這是妙筆的測試版本。妙筆,一個中文文生圖模型,與經典的stable-diffusion 1.5版本擁有一致的結構,兼容現有的lora,controlnet,T2I-Adapter等主流插件及其權重。
This is the beta version of MiaoBi, a chinese text-to-image model, following the classical structure of sd-v1.5, compatible with existing mainstream plugins such as Lora, Controlnet, T2I Adapter, etc.
- Clone the repository
git clone https://github.com/ShineChen1024/MiaoBi.git
- Create a conda environment and install the required packages
conda create -n MiaoBi-SD python==3.10
conda activate MiaoBi-SD
pip install torch==2.0.1 torchvision==0.15.2 numpy==1.25.1 diffusers==0.25.1 opencv-python==4.8.0 transformers==4.31.0 accelerate==0.21.0
- Download checkpoints
download weights from Huggingface, and put it on checkpoints folder.
from diffusers import StableDiffusionPipeline
from transformers import AutoTokenizer
tokenizer = AutoTokenizer.from_pretrained("checkpoints/miaobi_beta0.9/tokenizer", trust_remote_code=True)
pipe = StableDiffusionPipeline.from_pretrained("checkpoints/miaobi_beta0.9")
pipe.to("cuda")
prompt = "一只穿著鎧甲的貓"
image = pipe(prompt).images[0]
image.save("鎧甲貓.png")
- python demo
python miaobi_generate.py
- controlnet demo
python miaobi_controlnet.py
一只精致的陶瓷貓咪雕像,全身繪有精美的傳統花紋,眼睛仿佛會發光。
動漫風格的風景畫,有山脈、湖泊,也有繁華的小鎮子,色彩鮮艷,光影效果明顯。
極具真實感的復雜農村的老人肖像,黑白。
紅燒獅子頭
車水馬龍的上海街道,春節,舞龍舞獅。
枯藤老樹昏鴉,小橋流水人家。

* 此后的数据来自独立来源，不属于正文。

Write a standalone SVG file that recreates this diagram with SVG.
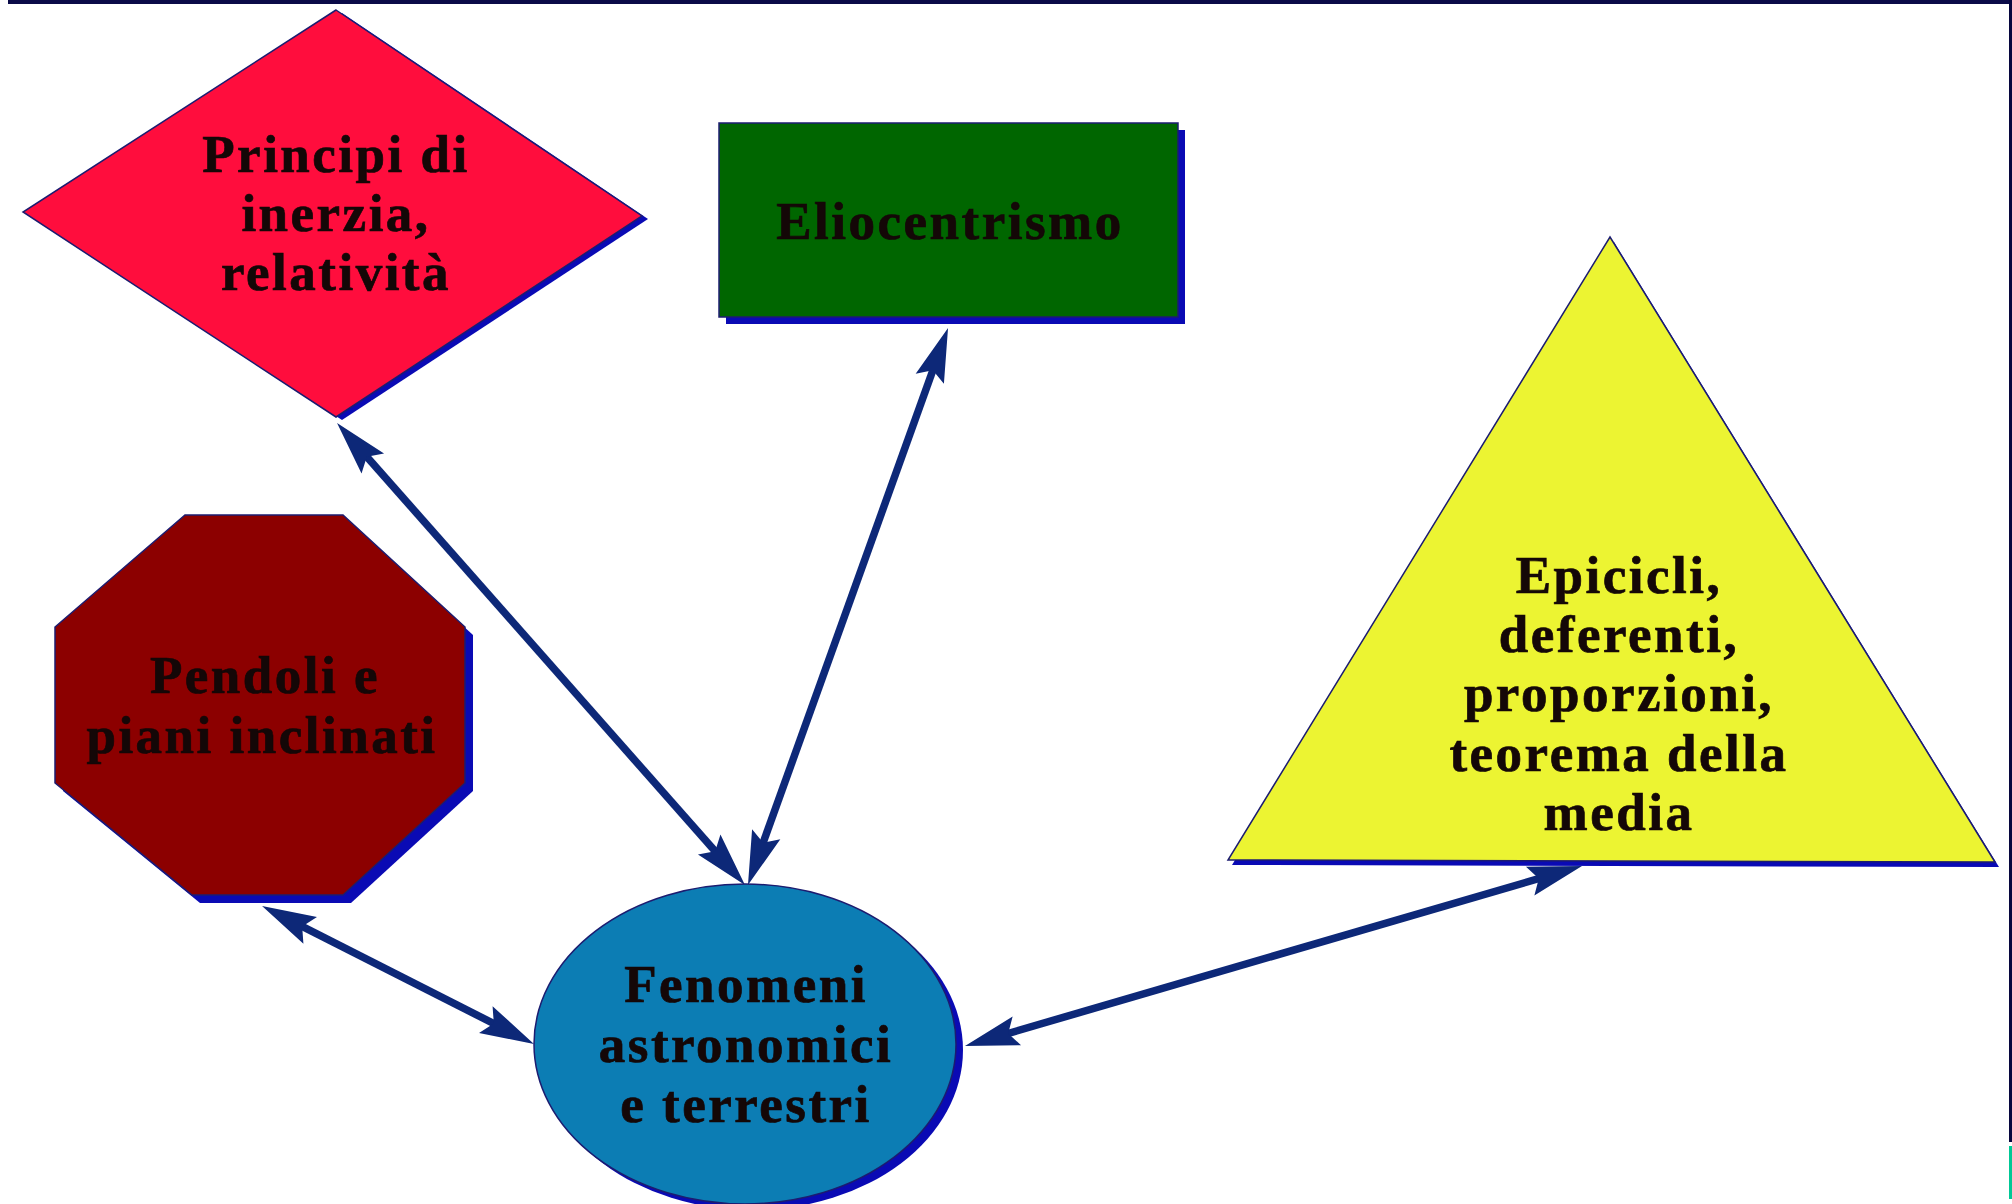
<svg xmlns="http://www.w3.org/2000/svg" width="2012" height="1204" viewBox="0 0 2012 1204">
  <style>
    .label { font-family: "Liberation Serif", "Times New Roman", serif; font-weight: bold; font-size: 53px; letter-spacing: 2.5px; text-anchor: middle; fill: #140707; stroke: #140707; stroke-width: 0.7px; }
    .shadow { fill: #0a0ab4; }
    .edge { stroke: #1c1c70; stroke-width: 1.5; }
    .conn { fill: none; stroke: #0d2878; stroke-width: 7.5; marker-start: url(#head); marker-end: url(#head); }
  </style>
  <defs>
    <!-- arrowhead: tip sits 30 units past the line end -->
    <marker id="head" markerUnits="userSpaceOnUse" markerWidth="70" markerHeight="40" viewBox="-30 -20 70 40" refX="0" refY="0" orient="auto-start-reverse">
      <path d="M30,0 L-24,-15 L-15,0 L-24,15 Z" fill="#0d2878"/>
    </marker>
  </defs>

  <rect width="2012" height="1204" fill="#ffffff"/>
  <!-- frame strips -->
  <rect x="8" y="0" width="2004" height="4" fill="#0a0a48"/>
  <rect x="2009" y="0" width="3" height="1142" fill="#06063e"/>
  <rect x="2009" y="1146" width="3" height="53" fill="#00c896"/>

  <g id="connectors">
    <path class="conn" d="M356.9,445.5 L725.1,862.5"/>
    <path class="conn" d="M937.9,356.2 L758.1,856.8"/>
    <path class="conn" d="M288.8,919.6 L507.2,1030.4"/>
    <path class="conn" d="M1553.2,874.4 L993.8,1037.6"/>
  </g>

  <g id="principi">
    <polygon class="shadow" points="342,13 648,219 342,420 29,215"/>
    <polygon class="edge" fill="#ff0d3d" points="336,10 642,216 336,417 23,212"/>
    <text class="label" x="336" y="172">Principi di</text>
    <text class="label" x="336" y="231">inerzia,</text>
    <text class="label" x="336" y="290">relatività</text>
  </g>

  <g id="eliocentrismo">
    <rect class="shadow" x="726" y="130" width="459" height="194"/>
    <rect class="edge" fill="#006600" x="719" y="123" width="459" height="194"/>
    <text class="label" x="950" y="239">Eliocentrismo</text>
  </g>

  <g id="epicicli">
    <polygon class="shadow" points="1614,242 1999,867 1232,865"/>
    <polygon class="edge" fill="#ecf432" points="1610,237 1995,862 1228,860"/>
    <text class="label" x="1619" y="593">Epicicli,</text>
    <text class="label" x="1619" y="652">deferenti,</text>
    <text class="label" x="1619" y="711">proporzioni,</text>
    <text class="label" x="1619" y="771">teorema della</text>
    <text class="label" x="1619" y="830">media</text>
  </g>

  <g id="pendoli">
    <polygon class="shadow" points="193,523 351,523 473,635 473,791 351,903 200,903 63,791 63,635"/>
    <polygon class="edge" fill="#8c0000" points="185,515 343,515 465,627 465,783 343,895 192,895 55,783 55,627"/>
    <text class="label" x="265" y="693">Pendoli e</text>
    <text class="label" x="262" y="753">piani inclinati</text>
  </g>

  <g id="fenomeni">
    <ellipse class="shadow" cx="752" cy="1050" rx="211" ry="160"/>
    <ellipse class="edge" fill="#0c7db4" cx="745" cy="1044" rx="211" ry="160"/>
    <text class="label" x="746" y="1002">Fenomeni</text>
    <text class="label" x="746" y="1062">astronomici</text>
    <text class="label" x="746" y="1122">e terrestri</text>
  </g>
</svg>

水墨畫。
妙筆的訓練數據包含Laion-5B中的中文子集(經過清洗過濾),Midjourney相關的開源數據(將英文提示詞翻譯成中文),以及我們收集的一批數十萬的caption數據。由于整個數據集大量缺少成語與古詩詞數據,所以對成語與古詩詞的理解可能存在偏差,對中國的名勝地標建筑數據的缺少以及大量的英譯中數據,可能會導致出現一些對象的混亂。如果有以上較高數據質量的伙伴,希望能完善此項目,請與我們聯系,我們將根據提供的數據訓練全新的版本。妙筆Beta0.9在8張4090顯卡上完成訓練,我們正在拓展我們的機器資源來訓練SDXL來獲得更優的結果,敬請期待。
Due to limitations in computing power and the size of Chinese datasets, the performance of Miaobi may be inferior to commercial models at this stage. We are expanding our computing resources and collecting larger scale data, looking forward to the future performance of Miaobi.